# Description of the task
Your copy of the material below should match it exactly, except that it holds no pictures.

# Collected data
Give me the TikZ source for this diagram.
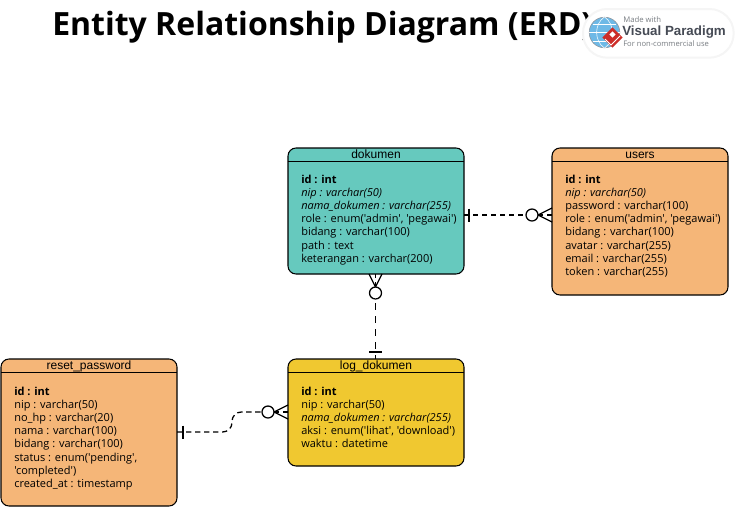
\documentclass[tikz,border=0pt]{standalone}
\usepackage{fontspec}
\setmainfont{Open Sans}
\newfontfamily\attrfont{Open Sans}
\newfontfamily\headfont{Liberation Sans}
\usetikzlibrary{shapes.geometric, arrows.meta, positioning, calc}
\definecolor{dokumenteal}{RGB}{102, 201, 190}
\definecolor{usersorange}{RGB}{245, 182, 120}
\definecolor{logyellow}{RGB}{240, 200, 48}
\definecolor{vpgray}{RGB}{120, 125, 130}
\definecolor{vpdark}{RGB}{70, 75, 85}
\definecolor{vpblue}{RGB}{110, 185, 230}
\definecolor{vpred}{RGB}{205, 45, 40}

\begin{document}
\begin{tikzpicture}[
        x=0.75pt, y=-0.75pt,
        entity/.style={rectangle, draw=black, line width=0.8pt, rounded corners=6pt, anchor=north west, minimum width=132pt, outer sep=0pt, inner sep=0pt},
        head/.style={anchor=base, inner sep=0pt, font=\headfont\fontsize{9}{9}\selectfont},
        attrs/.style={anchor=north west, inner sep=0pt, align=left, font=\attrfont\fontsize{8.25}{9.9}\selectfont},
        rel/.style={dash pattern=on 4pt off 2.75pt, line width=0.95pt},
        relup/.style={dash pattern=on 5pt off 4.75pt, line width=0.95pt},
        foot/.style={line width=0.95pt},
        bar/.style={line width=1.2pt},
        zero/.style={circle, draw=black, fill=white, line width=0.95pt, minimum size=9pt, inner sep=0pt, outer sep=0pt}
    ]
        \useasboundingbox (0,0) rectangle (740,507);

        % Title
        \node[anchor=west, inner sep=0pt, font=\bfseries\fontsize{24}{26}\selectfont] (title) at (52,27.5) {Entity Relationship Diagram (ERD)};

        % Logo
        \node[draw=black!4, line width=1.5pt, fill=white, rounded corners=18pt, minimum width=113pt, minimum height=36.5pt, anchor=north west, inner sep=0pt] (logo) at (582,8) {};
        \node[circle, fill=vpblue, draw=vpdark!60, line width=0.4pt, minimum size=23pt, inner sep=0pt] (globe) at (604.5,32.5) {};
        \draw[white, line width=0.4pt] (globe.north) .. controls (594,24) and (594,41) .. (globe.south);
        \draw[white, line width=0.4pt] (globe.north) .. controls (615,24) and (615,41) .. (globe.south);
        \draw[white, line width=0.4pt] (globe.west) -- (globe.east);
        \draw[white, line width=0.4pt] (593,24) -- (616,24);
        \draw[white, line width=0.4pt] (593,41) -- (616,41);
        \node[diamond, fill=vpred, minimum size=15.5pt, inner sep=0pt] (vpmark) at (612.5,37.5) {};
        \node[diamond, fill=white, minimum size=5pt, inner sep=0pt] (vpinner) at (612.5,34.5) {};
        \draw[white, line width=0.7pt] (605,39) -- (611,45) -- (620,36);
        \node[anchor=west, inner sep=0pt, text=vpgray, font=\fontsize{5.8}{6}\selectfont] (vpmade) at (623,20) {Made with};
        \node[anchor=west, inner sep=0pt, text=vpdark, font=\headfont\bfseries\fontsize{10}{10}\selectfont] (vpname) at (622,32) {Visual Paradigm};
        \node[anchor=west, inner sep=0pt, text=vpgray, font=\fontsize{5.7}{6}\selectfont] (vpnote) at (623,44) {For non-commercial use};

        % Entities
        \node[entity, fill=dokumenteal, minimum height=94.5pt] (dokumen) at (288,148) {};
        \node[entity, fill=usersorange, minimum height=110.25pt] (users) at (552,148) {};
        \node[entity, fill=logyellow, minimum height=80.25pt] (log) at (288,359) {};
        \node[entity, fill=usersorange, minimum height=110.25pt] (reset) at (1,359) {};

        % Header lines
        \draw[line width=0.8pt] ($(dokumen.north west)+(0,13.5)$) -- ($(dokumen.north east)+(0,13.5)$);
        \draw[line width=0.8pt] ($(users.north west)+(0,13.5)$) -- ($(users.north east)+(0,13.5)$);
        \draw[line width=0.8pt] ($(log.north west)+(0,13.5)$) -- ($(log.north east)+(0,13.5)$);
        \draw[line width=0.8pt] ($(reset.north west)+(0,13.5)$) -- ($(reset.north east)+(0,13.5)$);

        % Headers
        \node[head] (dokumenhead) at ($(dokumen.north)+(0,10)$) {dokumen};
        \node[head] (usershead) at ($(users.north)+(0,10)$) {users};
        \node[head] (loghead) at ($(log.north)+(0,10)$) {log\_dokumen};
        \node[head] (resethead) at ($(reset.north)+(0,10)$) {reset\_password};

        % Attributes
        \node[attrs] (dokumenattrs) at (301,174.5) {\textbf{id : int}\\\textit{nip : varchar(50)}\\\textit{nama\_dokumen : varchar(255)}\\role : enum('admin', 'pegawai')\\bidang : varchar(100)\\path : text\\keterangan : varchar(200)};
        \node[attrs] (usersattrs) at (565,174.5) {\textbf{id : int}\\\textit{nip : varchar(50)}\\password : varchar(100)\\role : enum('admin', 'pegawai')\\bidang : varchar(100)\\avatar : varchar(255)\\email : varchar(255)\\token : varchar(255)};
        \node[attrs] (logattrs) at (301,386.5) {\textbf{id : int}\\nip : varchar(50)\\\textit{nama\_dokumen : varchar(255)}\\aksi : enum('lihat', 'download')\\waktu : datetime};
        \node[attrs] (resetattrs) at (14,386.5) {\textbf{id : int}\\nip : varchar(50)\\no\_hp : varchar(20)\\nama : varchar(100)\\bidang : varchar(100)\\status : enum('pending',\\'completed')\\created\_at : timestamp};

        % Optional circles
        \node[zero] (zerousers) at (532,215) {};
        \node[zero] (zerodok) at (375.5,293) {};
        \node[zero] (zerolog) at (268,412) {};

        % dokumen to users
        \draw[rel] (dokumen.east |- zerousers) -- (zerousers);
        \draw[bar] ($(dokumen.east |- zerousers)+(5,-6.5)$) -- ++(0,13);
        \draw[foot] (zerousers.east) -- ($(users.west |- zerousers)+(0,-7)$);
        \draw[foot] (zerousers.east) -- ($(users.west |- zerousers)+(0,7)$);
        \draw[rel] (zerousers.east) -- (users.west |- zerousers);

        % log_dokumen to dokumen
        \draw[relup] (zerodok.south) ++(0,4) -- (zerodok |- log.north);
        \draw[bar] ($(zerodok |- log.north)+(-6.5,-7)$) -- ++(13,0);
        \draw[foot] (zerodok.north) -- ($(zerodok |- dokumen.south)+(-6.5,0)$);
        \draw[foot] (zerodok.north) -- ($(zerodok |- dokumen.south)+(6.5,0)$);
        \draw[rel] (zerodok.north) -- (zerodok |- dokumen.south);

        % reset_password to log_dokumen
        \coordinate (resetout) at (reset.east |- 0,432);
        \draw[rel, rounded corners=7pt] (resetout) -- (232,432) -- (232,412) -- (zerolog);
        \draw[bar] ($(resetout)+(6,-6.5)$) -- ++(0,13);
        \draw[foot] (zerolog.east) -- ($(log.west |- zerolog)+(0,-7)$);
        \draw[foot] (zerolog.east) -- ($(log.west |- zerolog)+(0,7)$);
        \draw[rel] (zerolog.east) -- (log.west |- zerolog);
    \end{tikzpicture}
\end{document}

# Problem solution
Give me the TikZ source for this diagram.
\documentclass[tikz,border=0pt]{standalone}
\usepackage{fontspec}
\setmainfont{Open Sans}
\newfontfamily\attrfont{Open Sans}
\newfontfamily\headfont{Liberation Sans}
\usetikzlibrary{shapes.geometric, arrows.meta, positioning, calc}
\definecolor{dokumenteal}{RGB}{102, 201, 190}
\definecolor{usersorange}{RGB}{245, 182, 120}
\definecolor{logyellow}{RGB}{240, 200, 48}
\definecolor{vpgray}{RGB}{120, 125, 130}
\definecolor{vpdark}{RGB}{70, 75, 85}
\definecolor{vpblue}{RGB}{110, 185, 230}
\definecolor{vpred}{RGB}{205, 45, 40}

\begin{document}
\begin{tikzpicture}[
        x=0.75pt, y=-0.75pt,
        entity/.style={rectangle, draw=black, line width=0.8pt, rounded corners=6pt, anchor=north west, minimum width=132pt, outer sep=0pt, inner sep=0pt},
        head/.style={anchor=base, inner sep=0pt, font=\headfont\fontsize{9}{9}\selectfont},
        attrs/.style={anchor=north west, inner sep=0pt, align=left, font=\attrfont\fontsize{8.25}{9.9}\selectfont},
        rel/.style={dash pattern=on 4pt off 2.75pt, line width=0.95pt},
        relup/.style={dash pattern=on 5pt off 4.75pt, line width=0.95pt},
        foot/.style={line width=0.95pt},
        bar/.style={line width=1.2pt},
        zero/.style={circle, draw=black, fill=white, line width=0.95pt, minimum size=9pt, inner sep=0pt, outer sep=0pt}
    ]
        \useasboundingbox (0,0) rectangle (740,507);

        % Title
        \node[anchor=west, inner sep=0pt, font=\bfseries\fontsize{24}{26}\selectfont] (title) at (52,27.5) {Entity Relationship Diagram (ERD)};

        % Logo
        \node[draw=black!4, line width=1.5pt, fill=white, rounded corners=18pt, minimum width=113pt, minimum height=36.5pt, anchor=north west, inner sep=0pt] (logo) at (582,8) {};
        \node[circle, fill=vpblue, draw=vpdark!60, line width=0.4pt, minimum size=23pt, inner sep=0pt] (globe) at (604.5,32.5) {};
        \draw[white, line width=0.4pt] (globe.north) .. controls (594,24) and (594,41) .. (globe.south);
        \draw[white, line width=0.4pt] (globe.north) .. controls (615,24) and (615,41) .. (globe.south);
        \draw[white, line width=0.4pt] (globe.west) -- (globe.east);
        \draw[white, line width=0.4pt] (593,24) -- (616,24);
        \draw[white, line width=0.4pt] (593,41) -- (616,41);
        \node[diamond, fill=vpred, minimum size=15.5pt, inner sep=0pt] (vpmark) at (612.5,37.5) {};
        \node[diamond, fill=white, minimum size=5pt, inner sep=0pt] (vpinner) at (612.5,34.5) {};
        \draw[white, line width=0.7pt] (605,39) -- (611,45) -- (620,36);
        \node[anchor=west, inner sep=0pt, text=vpgray, font=\fontsize{5.8}{6}\selectfont] (vpmade) at (623,20) {Made with};
        \node[anchor=west, inner sep=0pt, text=vpdark, font=\headfont\bfseries\fontsize{10}{10}\selectfont] (vpname) at (622,32) {Visual Paradigm};
        \node[anchor=west, inner sep=0pt, text=vpgray, font=\fontsize{5.7}{6}\selectfont] (vpnote) at (623,44) {For non-commercial use};

        % Entities
        \node[entity, fill=dokumenteal, minimum height=94.5pt] (dokumen) at (288,148) {};
        \node[entity, fill=usersorange, minimum height=110.25pt] (users) at (552,148) {};
        \node[entity, fill=logyellow, minimum height=80.25pt] (log) at (288,359) {};
        \node[entity, fill=usersorange, minimum height=110.25pt] (reset) at (1,359) {};

        % Header lines
        \draw[line width=0.8pt] ($(dokumen.north west)+(0,13.5)$) -- ($(dokumen.north east)+(0,13.5)$);
        \draw[line width=0.8pt] ($(users.north west)+(0,13.5)$) -- ($(users.north east)+(0,13.5)$);
        \draw[line width=0.8pt] ($(log.north west)+(0,13.5)$) -- ($(log.north east)+(0,13.5)$);
        \draw[line width=0.8pt] ($(reset.north west)+(0,13.5)$) -- ($(reset.north east)+(0,13.5)$);

        % Headers
        \node[head] (dokumenhead) at ($(dokumen.north)+(0,10)$) {dokumen};
        \node[head] (usershead) at ($(users.north)+(0,10)$) {users};
        \node[head] (loghead) at ($(log.north)+(0,10)$) {log\_dokumen};
        \node[head] (resethead) at ($(reset.north)+(0,10)$) {reset\_password};

        % Attributes
        \node[attrs] (dokumenattrs) at (301,174.5) {\textbf{id : int}\\\textit{nip : varchar(50)}\\\textit{nama\_dokumen : varchar(255)}\\role : enum('admin', 'pegawai')\\bidang : varchar(100)\\path : text\\keterangan : varchar(200)};
        \node[attrs] (usersattrs) at (565,174.5) {\textbf{id : int}\\\textit{nip : varchar(50)}\\password : varchar(100)\\role : enum('admin', 'pegawai')\\bidang : varchar(100)\\avatar : varchar(255)\\email : varchar(255)\\token : varchar(255)};
        \node[attrs] (logattrs) at (301,386.5) {\textbf{id : int}\\nip : varchar(50)\\\textit{nama\_dokumen : varchar(255)}\\aksi : enum('lihat', 'download')\\waktu : datetime};
        \node[attrs] (resetattrs) at (14,386.5) {\textbf{id : int}\\nip : varchar(50)\\no\_hp : varchar(20)\\nama : varchar(100)\\bidang : varchar(100)\\status : enum('pending',\\'completed')\\created\_at : timestamp};

        % Optional circles
        \node[zero] (zerousers) at (532,215) {};
        \node[zero] (zerodok) at (375.5,293) {};
        \node[zero] (zerolog) at (268,412) {};

        % dokumen to users
        \draw[rel] (dokumen.east |- zerousers) -- (zerousers);
        \draw[bar] ($(dokumen.east |- zerousers)+(5,-6.5)$) -- ++(0,13);
        \draw[foot] (zerousers.east) -- ($(users.west |- zerousers)+(0,-7)$);
        \draw[foot] (zerousers.east) -- ($(users.west |- zerousers)+(0,7)$);
        \draw[rel] (zerousers.east) -- (users.west |- zerousers);

        % log_dokumen to dokumen
        \draw[relup] (zerodok.south) ++(0,4) -- (zerodok |- log.north);
        \draw[bar] ($(zerodok |- log.north)+(-6.5,-7)$) -- ++(13,0);
        \draw[foot] (zerodok.north) -- ($(zerodok |- dokumen.south)+(-6.5,0)$);
        \draw[foot] (zerodok.north) -- ($(zerodok |- dokumen.south)+(6.5,0)$);
        \draw[rel] (zerodok.north) -- (zerodok |- dokumen.south);

        % reset_password to log_dokumen
        \coordinate (resetout) at (reset.east |- 0,432);
        \draw[rel, rounded corners=7pt] (resetout) -- (232,432) -- (232,412) -- (zerolog);
        \draw[bar] ($(resetout)+(6,-6.5)$) -- ++(0,13);
        \draw[foot] (zerolog.east) -- ($(log.west |- zerolog)+(0,-7)$);
        \draw[foot] (zerolog.east) -- ($(log.west |- zerolog)+(0,7)$);
        \draw[rel] (zerolog.east) -- (log.west |- zerolog);
    \end{tikzpicture}
\end{document}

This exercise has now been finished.